Şimdi başta havuz medyası ve diğer medya olağanüstü başarıymış gibi olayı köprütüyorlar. Böyle bir anlaşmayı CHP imzalasa Türkiye'de kıyamet kopardı. Sonuçlarını özetleyim.
1- İsrail'in yazılı özür mektubu yok. Türkiye'nin yazılı özür mektubuna ihtiyacı var. Ben Erdoğan'a güvenmiyorum.
2- Ölenlerin ailelerine tazminat ödenmesini İsrail kabul ediyor, buna karşılık tüm davalardan vazgeçeceksin diyor. Bu şu anlama geliyor. Bir İsrail vatandaşı 3 kişiyi öldürdü, '10 milyon dolar veriyorum bu davadan vazgeç' diyor. Hukuk bundan vazgeçemez. Bunu yasa olarak dayatıyor. Bizimkisi 'emredesiniz' diyor.
3- İnsani yardımların Aştod Limanı'na gitmesi oradan Gazze'ye gitmesi var. Bu ablukayı kabul etmek anlamına geliyor. Meşru hale getiriyorsunuz.
4- Ablukanın dışında, Türkiye İsrail'in Gazze üzerindeki egemenliğini kabul etmiş oluyor. Oraya İsrail'in izin vermesiyle gidiyorsunuz.

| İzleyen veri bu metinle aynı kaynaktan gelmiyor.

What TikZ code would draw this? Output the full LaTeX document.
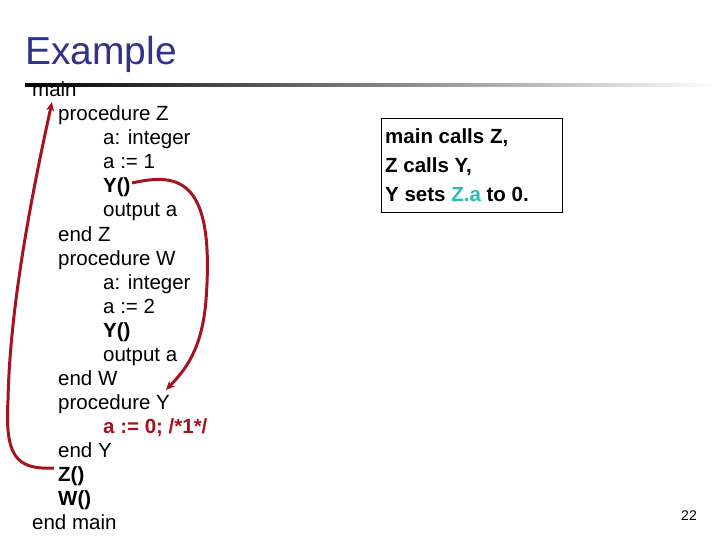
\documentclass[tikz,border=0pt]{standalone}
\usepackage{fontspec}
\setmainfont{Liberation Sans}
\usetikzlibrary{arrows.meta}
\definecolor{ttl}{RGB}{50,50,140}
\definecolor{arr}{RGB}{165,20,30}
\definecolor{teal2}{RGB}{40,190,180}
\begin{document}
\begin{tikzpicture}[x=1pt,y=-1pt,
  code/.style={anchor=base west,inner sep=0pt,font=\fontsize{20.5}{20}\selectfont},
  bcode/.style={code,font=\fontsize{20.5}{20}\selectfont\bfseries},
  call/.style={draw=arr,line width=3pt,-{Stealth[length=9pt,width=8pt]}}]
\useasboundingbox (0,0) rectangle (720,540);
\node[anchor=base west,inner sep=0pt,text=ttl,font=\fontsize{39}{39}\selectfont] (title) at (25,65) {Example};
\shade[left color=black,right color=white] (25,84) rectangle (720,87);
\node[code] (l1) at (32,97) {main};
\node[code] (l2) at (58,121) {procedure Z};
\node[code] (l3) at (103,145) {a: integer};
\node[code] (l4) at (103,169) {a := 1};
\node[bcode] (l5) at (103,193) {Y()};
\node[code] (l6) at (103,217) {output a};
\node[code] (l7) at (58,241) {end Z};
\node[code] (l8) at (58,265) {procedure W};
\node[code] (l9) at (103,289) {a: integer};
\node[code] (l10) at (103,313) {a := 2};
\node[bcode] (l11) at (103,337) {Y()};
\node[code] (l12) at (103,361) {output a};
\node[code] (l13) at (58,385) {end W};
\node[code] (l14) at (58,409) {procedure Y};
\node[bcode,text=arr] (l15) at (103,433) {a := 0; /*1*/};
\node[code] (l16) at (58,457) {end Y};
\node[bcode] (l17) at (58,481) {Z()};
\node[bcode] (l18) at (58,505) {W()};
\node[code] (l19) at (32,529) {end main};
\node[draw,line width=0.8pt,anchor=north west,minimum width=181pt,minimum height=94pt,inner sep=0pt] (box) at (381,118) {};
\node[bcode] (t1) at (385,144) {main calls Z,};
\node[bcode] (t2) at (385,173) {Z calls Y,};
\node[bcode] (t3) at (385,202) {Y sets {\color{teal2}Z.a} to 0.};
\node[font=\fontsize{14}{14}\selectfont] (pg) at (689,516) {22};
\coordinate (zs) at (54,468);
\coordinate (zt) at (52,102);
\draw[call] (zs) .. controls (15,470) and (5,455) .. (8,400) .. controls (10,300) and (35,180) .. (zt);
\coordinate (ys) at (132,183);
\coordinate (yt) at (166,390);
\draw[call] (ys) .. controls (180,172) and (215,180) .. (206,300) .. controls (202,350) and (185,370) .. (yt);
\end{tikzpicture}
\end{document}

5- 20 milyon dolarlık tazminata karşılık, İsrail kendi doğalgazını Avrupa'ya götürecek. Netanyahu 'Bu anlaşma muazzam anlam taşıyor' diyor.
6- Anlaşma ile Türkiye İsrail'in NATO'ya girişine izin verdi. Mavi Marmara'dan nerelere...
Bu anlaşmayı imzaladıktan birkaç saat içinde İsrail askerleri Mescid-i Aksa'yı bastılar. Bunlardan bir ses çıkmadı. Seslerini bile çıkaramazlar. Her şeyi satmaya hazırlar. Sen onurunu ve gururunu terör örgütüyle kıyaslıyorsan bunu da yaparsın.
7- Türkiye, Filistin ile ilişkilerini İsrail'in izin verdiği ölçüde yapabilir. İsrail'e devlet olarak, halk olarak karşı değiliz. Ancak Filistin'in bağımsız bir devlet olarak kalması bizim temel politikalarımızdan birisidir.
İsrail Gazze ablukasını korudu. NATO üyeliği yolunu açtı. Doğalgaz satışını sağladı. İsrail aleyhine açılan davadan kurtuldu. İsrail'İn Gazze egemenliğini Türkiye tanıdır. Resmen özür mektubu göndermedi. Tamamını 20 milyon dolarla yaptı. Bu bir teslimiyet sözleşmesidir.
AK Parti o kadar sıkıştı ki taviz vermeyeceği hiçbir alan yok. Her türlü tavizi verebilir. Yeter ki kendilerine meşruyet alanı sağlansın. Hiçbir devlet adamı bunlarla aynı kare içinde görülmek istemiyor. Bu sözleşme bu muhtaçlığı gösteriyor. 20 milyon dolara satın alınan bir irade var. Bu irade Türkiye'nin iradesidir."